Canadian Council of Criminal Defence Lawyers

Richard Fowler

I'll just echo what my friend has said. Abusing the preliminary inquiry, has it ever happened? Of course it has—let's be honest—but is it used routinely to cause delay? No, because judges have the powers now, with the focus hearing, to require counsel to come before them and to ask them, “Well, what are you going to do with this court time I'm giving you? What witnesses are being called? How much time is each witness going to take? What are the issues at the preliminary inquiry?” They're very streamlined.

Most of the preliminary inquiries I've done have been on murder cases, and often they take no more than three or four days, even if the trial is going to take a month or two. We focus on issues for which the preliminary inquiry is going to provide sort of value for money in a very real sense.

You also have to be aware that preliminary inquiries are very helpful to the Crown. In fact—not to let too many secrets out here—I often waive a preliminary inquiry because I know it's going to be more helpful to the Crown than it is to me.

They are tremendously valuable, then, and until you get down there and look at a case and prepare it for court and know what trials are like, it's hard to appreciate how helpful they are, but they really are.

4:30 p.m.

Criminal Lawyer, Abergel Goldstein and Partners, As an Individual

Michael Spratt

If I could just add this very briefly, in terms of just the practicality of scheduling a preliminary inquiry, I can't walk into court and say that I want to set a date for a preliminary inquiry and they'll just hand out that court time.

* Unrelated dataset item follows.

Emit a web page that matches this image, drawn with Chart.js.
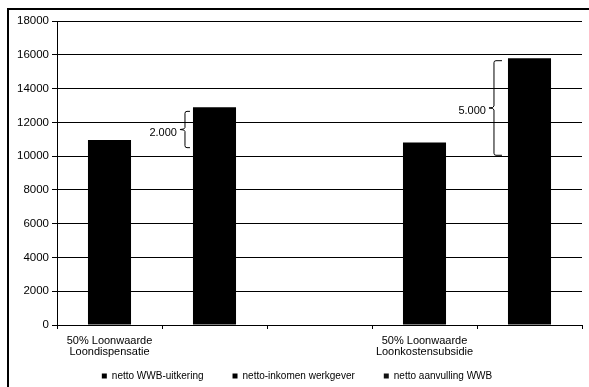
<!DOCTYPE html>
<html>
<head>
<meta charset="utf-8">
<script src="https://cdn.jsdelivr.net/npm/chart.js@4/dist/chart.umd.min.js"></script>
<style>
  html, body { margin: 0; padding: 0; background: #fff; }
  #wrap { width: 589px; height: 387px; }
</style>
</head>
<body>
<div id="wrap"><canvas id="chart" width="589" height="387"></canvas></div>
<script>
// x-as: vijf posities, de middelste blijft leeg
const categories = [["50% Loonwaarde", "Loondispensatie"], "", "", ["50% Loonwaarde", "Loonkostensubsidie"], ""];
const wwbUitkering = [10950, null, null, 10800, null];
const inkomenWerkgever = [null, 12900, null, null, 15800];
const aanvullingWwb = [null, null, null, null, null];
const yTicks = [0, 2000, 4000, 6000, 8000, 10000, 12000, 14000, 16000, 18000];

// accolades met verschil
const braceBars = [1, 4];
const braceLow = [10500, 10050];
const braceHigh = [12650, 15650];
const braceLabels = ["2.000", "5.000"];

// kader rond de grafiek
const framePlugin = {
  id: 'frame',
  beforeDraw(chart) {
    const ctx = chart.ctx;
    ctx.save();
    ctx.fillStyle = '#fff';
    ctx.fillRect(0, 0, chart.width, chart.height);
    ctx.strokeStyle = '#000';
    ctx.lineWidth = 2;
    ctx.beginPath();
    ctx.moveTo(8, chart.height);
    ctx.lineTo(8, 9);
    ctx.lineTo(chart.width, 9);
    ctx.stroke();
    ctx.restore();
  },
  // labels onder de x-as niet afknippen
  afterLayout(chart) {
    chart.scales.x.bottom = chart.height;
  }
};

const bracePlugin = {
  id: 'braces',
  afterDatasetsDraw(chart) {
    const ctx = chart.ctx;
    const y = chart.scales.y;
    const meta = chart.getDatasetMeta(1);
    ctx.save();
    ctx.strokeStyle = '#000';
    ctx.lineWidth = 1;
    braceBars.forEach((idx, i) => {
      const bar = meta.data[idx];
      const xr = bar.x - bar.width / 2 - 3 - i * 3;
      const depth = 5 + i * 3;
      const xs = xr - depth;
      const xt = xs - 5;
      const y1 = y.getPixelForValue(braceHigh[i]);
      const y2 = y.getPixelForValue(braceLow[i]);
      const ym = (y1 + y2) / 2;
      ctx.beginPath();
      ctx.moveTo(xr, y1);
      ctx.lineTo(xs + 2, y1);
      ctx.quadraticCurveTo(xs, y1, xs, y1 + 2);
      ctx.lineTo(xs, ym - 2);
      ctx.quadraticCurveTo(xs, ym, xt, ym);
      ctx.quadraticCurveTo(xs, ym, xs, ym + 2);
      ctx.lineTo(xs, y2 - 2);
      ctx.quadraticCurveTo(xs, y2, xs + 2, y2);
      ctx.lineTo(xr, y2);
      ctx.stroke();
      ctx.fillStyle = '#000';
      ctx.font = '11px "Liberation Sans", Arial, sans-serif';
      ctx.textAlign = 'right';
      ctx.textBaseline = 'middle';
      ctx.fillText(braceLabels[i], xt - 3, ym + 3);
    });
    ctx.restore();
  }
};

const family = '"Liberation Sans", Arial, sans-serif';

new Chart(document.getElementById('chart'), {
  type: 'bar',
  data: {
    labels: categories,
    datasets: [
      { label: 'netto WWB-uitkering', data: wwbUitkering, backgroundColor: '#000' },
      { label: 'netto-inkomen werkgever', data: inkomenWerkgever, backgroundColor: '#000' },
      { label: 'netto aanvulling WWB', data: aanvullingWwb, backgroundColor: '#111' }
    ]
  },
  options: {
    responsive: false,
    animation: false,
    events: [],
    layout: { padding: { left: 12, right: 7, top: 21, bottom: -4 } },
    datasets: { bar: { categoryPercentage: 1, barPercentage: 0.41 } },
    plugins: {
      legend: {
        position: 'bottom',
        labels: { boxWidth: 5, boxHeight: 5, padding: 29, color: '#000',
                  font: { family: family, size: 10 } }
      },
      tooltip: { enabled: false }
    },
    scales: {
      x: {
        stacked: true,
        offset: true,
        grid: { display: true, drawOnChartArea: false, offset: true, color: '#000', tickLength: 4 },
        border: { color: '#000', width: 1 },
        ticks: { autoSkip: false, maxRotation: 0, color: '#000', padding: 6,
                 font: { family: family, size: 11, lineHeight: 1.0 } },
        afterFit(scale) { scale.height = 17; }
      },
      y: {
        stacked: true,
        min: 0,
        max: 18000,
        afterBuildTicks(scale) { scale.ticks = yTicks.map(v => ({ value: v })); },
        grid: { color: '#000', lineWidth: 1, tickLength: 5 },
        border: { color: '#000', width: 1 },
        ticks: { color: '#000', padding: 3, font: { family: family, size: 11.5 },
                 callback: v => String(v) },
        afterFit(scale) { scale.width = 45; }
      }
    }
  },
  plugins: [framePlugin, bracePlugin]
});
</script>
</body>
</html>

In virtually every jurisdiction, you need to have a judicial pretrial with a judge to actually obtain the court time, so there's a front-end limit on wasting court time or scheduling time that may not be used appropriately.

4:30 p.m.

Parry Sound—Muskoka, CPC

Tony Clement

Well, you don't want to gain a reputation in the system of abusing that privilege either, as a defence counsel.